Spyder is a shell program like Rstudio that helps efficiently use python. But you can also use jupyter notebook or google colab. I suggest that you should install jupyter notebook/or jupyter lab first (you don’t need to install spyder though).
You can use pip to install jupyter notebook. For more details, you can check here https://jupyter.org/install
open your terminal, and type the following code:
pip install jupyterlab
If you system does not install pip, you can check here for more details:https://pip.pypa.io/en/stable/installing/
Similarly, you can install modules like pandas, numpy, sci-learn, selenium,beautifulsoup, tensorflow, pytorch, keras, etc.
We will install other necessary packages as the semester progresses.
NOW,let’s move to Google Cloud
In order to use Google Cloud service, you have to get an account first. Use your personal Google Gmail account, instead of university email account, to login into cloud console. You can check here for more details https://cloud.google.com/gcp/. Once you activate your Google cloud service, you should be able to set up a project and payment method. Note that Google provides 300 credits for new users. That would be enough for our course.

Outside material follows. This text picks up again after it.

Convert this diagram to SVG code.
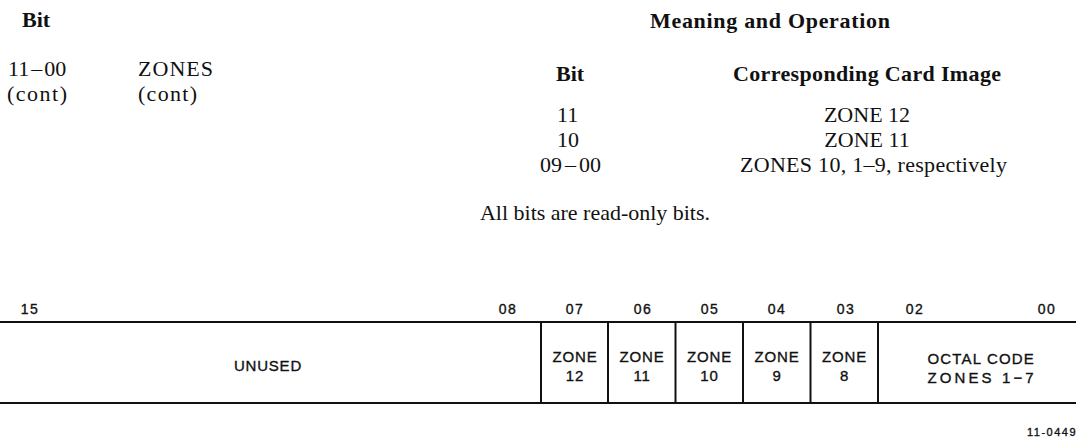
<svg xmlns="http://www.w3.org/2000/svg" width="1076" height="439" viewBox="0 0 1076 439">
<style>
  .serif { font-family: "Liberation Serif", "Times New Roman", serif; font-size: 22px; fill: #111; }
  .bold { font-weight: bold; }
  .sans { font-family: "Liberation Sans", Arial, sans-serif; fill: #111; stroke: #111; stroke-width: 0.35px; }
  .bitno { font-size: 14px; letter-spacing: 1.5px; text-anchor: middle; }
  .field { font-size: 15px; letter-spacing: 0.8px; text-anchor: middle; }
  .rule { stroke: #111; stroke-width: 2; fill: none; }
</style>
<rect width="1076" height="439" fill="#fff"/>

<g id="header">
  <text class="serif bold" x="22" y="27">Bit</text>
  <text class="serif bold" x="650" y="28" textLength="240" lengthAdjust="spacing">Meaning and Operation</text>
</g>

<g id="bit-description">
  <text class="serif" x="8" y="76"><tspan>11</tspan><tspan dx="2">–</tspan><tspan dx="2">00</tspan></text>
  <text class="serif" x="138" y="76" textLength="75" lengthAdjust="spacing">ZONES</text>
  <text class="serif" x="7" y="101" textLength="60" lengthAdjust="spacing">(cont)</text>
  <text class="serif" x="138" y="101" textLength="59" lengthAdjust="spacing">(cont)</text>
</g>

<g id="meaning-table">
  <text class="serif bold" x="556" y="81">Bit</text>
  <text class="serif bold" x="733" y="81" textLength="268" lengthAdjust="spacing">Corresponding Card Image</text>
  <text class="serif" x="557" y="122">11</text>
  <text class="serif" x="867" y="122" text-anchor="middle">ZONE 12</text>
  <text class="serif" x="557" y="147">10</text>
  <text class="serif" x="867" y="147" text-anchor="middle">ZONE 11</text>
  <text class="serif" x="540" y="172"><tspan>09</tspan><tspan dx="3">–</tspan><tspan dx="3">00</tspan></text>
  <text class="serif" x="740" y="172" textLength="267" lengthAdjust="spacing">ZONES 10, 1–9, respectively</text>
  <text class="serif" x="480" y="220" textLength="230" lengthAdjust="spacing">All bits are read-only bits.</text>
</g>

<g id="bit-numbers" class="sans bitno">
  <text x="30" y="314">15</text>
  <text x="508" y="314">08</text>
  <text x="575" y="314">07</text>
  <text x="643" y="314">06</text>
  <text x="710" y="314">05</text>
  <text x="777" y="314">04</text>
  <text x="846" y="314">03</text>
  <text x="915" y="314">02</text>
  <text x="1047" y="314">00</text>
</g>

<g id="register-frame">
  <line class="rule" x1="0" y1="322" x2="1076" y2="322"/>
  <line class="rule" x1="0" y1="403" x2="1076" y2="403"/>
</g>

<g id="field-unused">
  <line class="rule" x1="541" y1="322" x2="541" y2="403"/>
  <text class="sans field" x="268" y="371">UNUSED</text>
</g>
<g id="field-zone12">
  <line class="rule" x1="608" y1="322" x2="608" y2="403"/>
  <text class="sans field" x="575" y="361.5">ZONE</text>
  <text class="sans field" x="575" y="380.5">12</text>
</g>
<g id="field-zone11">
  <line class="rule" x1="675.5" y1="322" x2="675.5" y2="403"/>
  <text class="sans field" x="642" y="361.5">ZONE</text>
  <text class="sans field" x="642" y="380.5">11</text>
</g>
<g id="field-zone10">
  <line class="rule" x1="743" y1="322" x2="743" y2="403"/>
  <text class="sans field" x="709.5" y="361.5">ZONE</text>
  <text class="sans field" x="709.5" y="380.5">10</text>
</g>
<g id="field-zone9">
  <line class="rule" x1="810.5" y1="322" x2="810.5" y2="403"/>
  <text class="sans field" x="777" y="361.5">ZONE</text>
  <text class="sans field" x="777" y="380.5">9</text>
</g>
<g id="field-zone8">
  <line class="rule" x1="878" y1="322" x2="878" y2="403"/>
  <text class="sans field" x="844.5" y="361.5">ZONE</text>
  <text class="sans field" x="844.5" y="380.5">8</text>
</g>
<g id="field-octal">
  <text class="sans field" x="981" y="364" textLength="107" lengthAdjust="spacing">OCTAL CODE</text>
  <text class="sans field" x="981" y="382.5" textLength="107" lengthAdjust="spacing">ZONES 1−7</text>
</g>

<g id="figure-number">
  <text class="sans" x="1027" y="436" font-size="11" letter-spacing="1.5" stroke-width="0.25">11-0449</text>
</g>
</svg>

Why we don’t use university email account? Sometimes it does not have access to some services. For instance, you cannot use google colab (similar to ipython notebook) when you use stony brook g-suit account.
You can also download and install Google SDK by checking here https://cloud.google.com/sdk. Here is a quick start for MAC: https://cloud.google.com/sdk/docs/quickstart-macos. Here is another quick start for Windows: https://cloud.google.com/sdk/docs/quickstart-windows
We are going to use Google bigquery, map, and NLP api.
Some Notes
Please be aware that even though you are asked to install python and relevant software, we will focus more on R language. I tend to use more R because most sociologists use R for their research. Of course, we will cover some basic python. If you want to be a good computational social scientist, I do think learning these two languages is necessary though you have to suffer the learning curve if you have zero experience.